++++ MATERIAL PROVIDED ++++

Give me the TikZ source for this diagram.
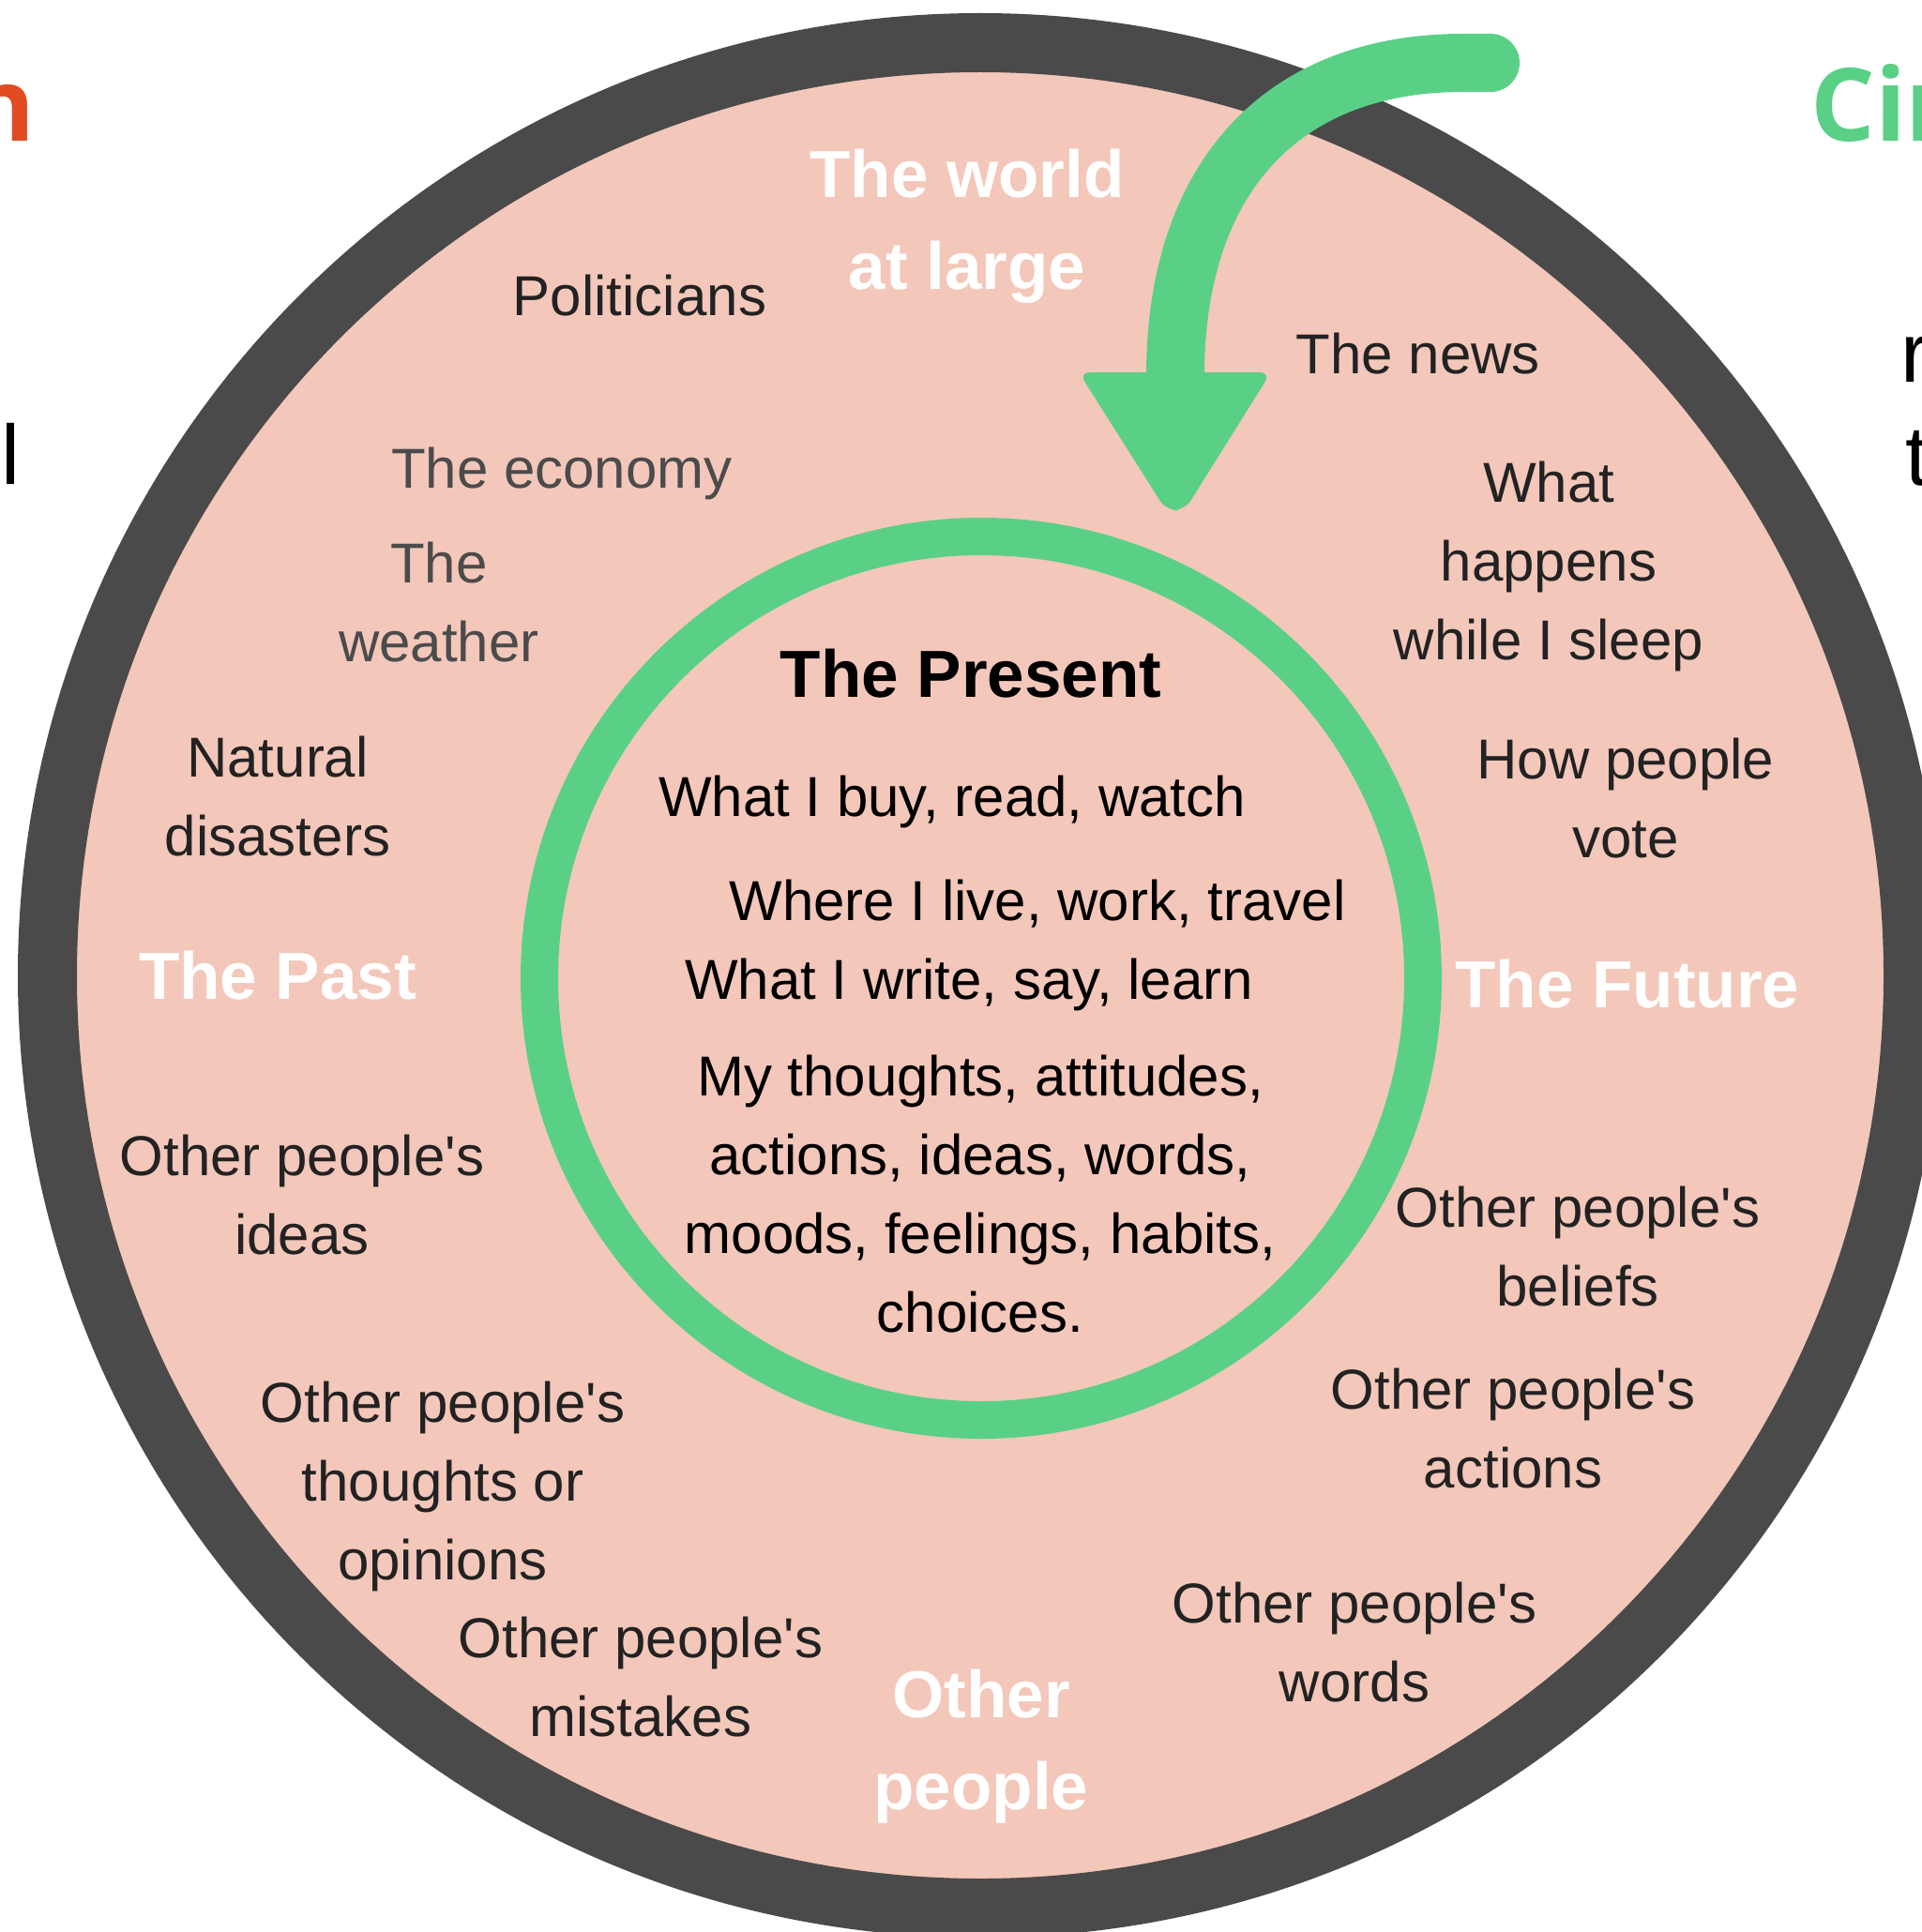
\documentclass[tikz,border=0pt]{standalone}
\usepackage{fontspec}
\setmainfont{Liberation Sans}
\newfontfamily\titlefont{Open Sans}
\definecolor{pinkbg}{HTML}{F3C7BA}
\definecolor{ringdark}{HTML}{4A4A4A}
\definecolor{ctrlgreen}{HTML}{5AD087}
\definecolor{concorange}{HTML}{E04B21}
\definecolor{txtdark}{HTML}{222222}
\definecolor{txtgray}{HTML}{4B4B4B}
\newcommand{\ml}[1]{\begin{tabular}[t]{@{}c@{}}#1\end{tabular}}
\newcommand{\ap}{\textquotesingle}
\tikzset{
  outerT/.style={font=\fontsize{60}{84}\selectfont, text=txtdark, anchor=base, inner sep=0pt},
  grayT/.style={outerT, text=txtgray},
  innerT/.style={outerT, text=black},
  presentT/.style={font=\fontsize{71}{98}\selectfont\bfseries, text=black, anchor=base, inner sep=0pt},
  labelT/.style={font=\fontsize{71}{98}\selectfont\bfseries, text=white, anchor=base, inner sep=0pt},
  titleT/.style={font=\titlefont\bfseries\fontsize{108}{130}\selectfont, anchor=base west, inner sep=0pt},
  edgeT/.style={font=\fontsize{90}{110}\selectfont, text=black, anchor=base west, inner sep=0pt},
}
\begin{document}
\begin{tikzpicture}[x=1pt,y=-1pt]
\useasboundingbox (0,0) rectangle (2048,2060);
\fill[white] (0,0) rectangle (2048,2060);
% circles
\coordinate (C) at (1045,1040);
\coordinate (G) at (1046,1043);
\fill[pinkbg] (C) circle[radius=1000pt];
\draw[ringdark, line width=63pt] (C) circle[radius=994.5pt];
\draw[ctrlgreen, line width=40pt] (G) circle[radius=471pt];
% curved arrow
\coordinate (tailend) at (1589,67);
\coordinate (tailbend) at (1560,67);
\coordinate (shaftend) at (1253,400);
\draw[ctrlgreen, line width=62pt, line cap=round]
  (tailend) -- (tailbend) .. controls (1360,67) and (1253,197) .. (shaftend);
\coordinate (headL) at (1150,397);
\coordinate (headR) at (1355,397);
\coordinate (headTR) at (1263,544);
\coordinate (headTL) at (1243,544);
\fill[ctrlgreen, rounded corners=12pt] (headL) -- (headR) -- (headTR) -- (headTL) -- cycle;
% edge fragments
\node[titleT, text=concorange, anchor=base east] (concern) at (38,151) {n};
\node[titleT, text=ctrlgreen] (control) at (1930,151) {Cir};
\node[edgeT] (leftl) at (1,516) {l};
\node[edgeT] (rightr) at (2026,407) {r};
\node[edgeT] (rightt) at (2031,517) {t};
% outer ring texts
\node[outerT] (politicians) at (682,336) {Politicians};
\node[outerT] (news) at (1512,398) {The news};
\node[grayT] (economy) at (599,520) {The economy};
\node[grayT] (weather) at (468,621) {\ml{The\\weather}};
\node[outerT] (sleep) at (1651,535) {\ml{What\\happens\\while I sleep}};
\node[outerT] (disasters) at (296,828) {\ml{Natural\\disasters}};
\node[outerT] (vote) at (1733,830) {\ml{How people\\vote}};
\node[outerT] (ideas) at (322,1253) {\ml{Other people\ap s\\ideas}};
\node[outerT] (beliefs) at (1682,1308) {\ml{Other people\ap s\\beliefs}};
\node[outerT] (actions) at (1613,1502) {\ml{Other people\ap s\\actions}};
\node[outerT] (opinions) at (472,1516) {\ml{Other people\ap s\\thoughts or\\opinions}};
\node[outerT] (mistakes) at (683,1767) {\ml{Other people\ap s\\mistakes}};
\node[outerT] (words) at (1444,1730) {\ml{Other people\ap s\\words}};
% category labels
\node[labelT] (world) at (1031,211) {\ml{The world\\at large}};
\node[labelT] (past) at (296,1065) {The Past};
\node[labelT] (future) at (1735,1074) {The Future};
\node[labelT] (others) at (1046,1831) {\ml{Other\\people}};
% inner circle texts
\node[presentT] (present) at (1035,743) {The Present};
\node[innerT] (buy) at (1015,870) {What I buy, read, watch};
\node[innerT] (live) at (1106,981) {Where I live, work, travel};
\node[innerT] (write) at (1033,1065) {What I write, say, learn};
\node[innerT] (thoughts) at (1045,1168) {\ml{My thoughts, attitudes,\\actions, ideas, words,\\moods, feelings, habits,\\choices.}};
\end{tikzpicture}
\end{document}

++++

EXERCISE DESCRIPTION
Copy all the lines of data exactly as they appear, dropping any images.

TASK OUTPUT
Give me the TikZ source for this diagram.
\documentclass[tikz,border=0pt]{standalone}
\usepackage{fontspec}
\setmainfont{Liberation Sans}
\newfontfamily\titlefont{Open Sans}
\definecolor{pinkbg}{HTML}{F3C7BA}
\definecolor{ringdark}{HTML}{4A4A4A}
\definecolor{ctrlgreen}{HTML}{5AD087}
\definecolor{concorange}{HTML}{E04B21}
\definecolor{txtdark}{HTML}{222222}
\definecolor{txtgray}{HTML}{4B4B4B}
\newcommand{\ml}[1]{\begin{tabular}[t]{@{}c@{}}#1\end{tabular}}
\newcommand{\ap}{\textquotesingle}
\tikzset{
  outerT/.style={font=\fontsize{60}{84}\selectfont, text=txtdark, anchor=base, inner sep=0pt},
  grayT/.style={outerT, text=txtgray},
  innerT/.style={outerT, text=black},
  presentT/.style={font=\fontsize{71}{98}\selectfont\bfseries, text=black, anchor=base, inner sep=0pt},
  labelT/.style={font=\fontsize{71}{98}\selectfont\bfseries, text=white, anchor=base, inner sep=0pt},
  titleT/.style={font=\titlefont\bfseries\fontsize{108}{130}\selectfont, anchor=base west, inner sep=0pt},
  edgeT/.style={font=\fontsize{90}{110}\selectfont, text=black, anchor=base west, inner sep=0pt},
}
\begin{document}
\begin{tikzpicture}[x=1pt,y=-1pt]
\useasboundingbox (0,0) rectangle (2048,2060);
\fill[white] (0,0) rectangle (2048,2060);
% circles
\coordinate (C) at (1045,1040);
\coordinate (G) at (1046,1043);
\fill[pinkbg] (C) circle[radius=1000pt];
\draw[ringdark, line width=63pt] (C) circle[radius=994.5pt];
\draw[ctrlgreen, line width=40pt] (G) circle[radius=471pt];
% curved arrow
\coordinate (tailend) at (1589,67);
\coordinate (tailbend) at (1560,67);
\coordinate (shaftend) at (1253,400);
\draw[ctrlgreen, line width=62pt, line cap=round]
  (tailend) -- (tailbend) .. controls (1360,67) and (1253,197) .. (shaftend);
\coordinate (headL) at (1150,397);
\coordinate (headR) at (1355,397);
\coordinate (headTR) at (1263,544);
\coordinate (headTL) at (1243,544);
\fill[ctrlgreen, rounded corners=12pt] (headL) -- (headR) -- (headTR) -- (headTL) -- cycle;
% edge fragments
\node[titleT, text=concorange, anchor=base east] (concern) at (38,151) {n};
\node[titleT, text=ctrlgreen] (control) at (1930,151) {Cir};
\node[edgeT] (leftl) at (1,516) {l};
\node[edgeT] (rightr) at (2026,407) {r};
\node[edgeT] (rightt) at (2031,517) {t};
% outer ring texts
\node[outerT] (politicians) at (682,336) {Politicians};
\node[outerT] (news) at (1512,398) {The news};
\node[grayT] (economy) at (599,520) {The economy};
\node[grayT] (weather) at (468,621) {\ml{The\\weather}};
\node[outerT] (sleep) at (1651,535) {\ml{What\\happens\\while I sleep}};
\node[outerT] (disasters) at (296,828) {\ml{Natural\\disasters}};
\node[outerT] (vote) at (1733,830) {\ml{How people\\vote}};
\node[outerT] (ideas) at (322,1253) {\ml{Other people\ap s\\ideas}};
\node[outerT] (beliefs) at (1682,1308) {\ml{Other people\ap s\\beliefs}};
\node[outerT] (actions) at (1613,1502) {\ml{Other people\ap s\\actions}};
\node[outerT] (opinions) at (472,1516) {\ml{Other people\ap s\\thoughts or\\opinions}};
\node[outerT] (mistakes) at (683,1767) {\ml{Other people\ap s\\mistakes}};
\node[outerT] (words) at (1444,1730) {\ml{Other people\ap s\\words}};
% category labels
\node[labelT] (world) at (1031,211) {\ml{The world\\at large}};
\node[labelT] (past) at (296,1065) {The Past};
\node[labelT] (future) at (1735,1074) {The Future};
\node[labelT] (others) at (1046,1831) {\ml{Other\\people}};
% inner circle texts
\node[presentT] (present) at (1035,743) {The Present};
\node[innerT] (buy) at (1015,870) {What I buy, read, watch};
\node[innerT] (live) at (1106,981) {Where I live, work, travel};
\node[innerT] (write) at (1033,1065) {What I write, say, learn};
\node[innerT] (thoughts) at (1045,1168) {\ml{My thoughts, attitudes,\\actions, ideas, words,\\moods, feelings, habits,\\choices.}};
\end{tikzpicture}
\end{document}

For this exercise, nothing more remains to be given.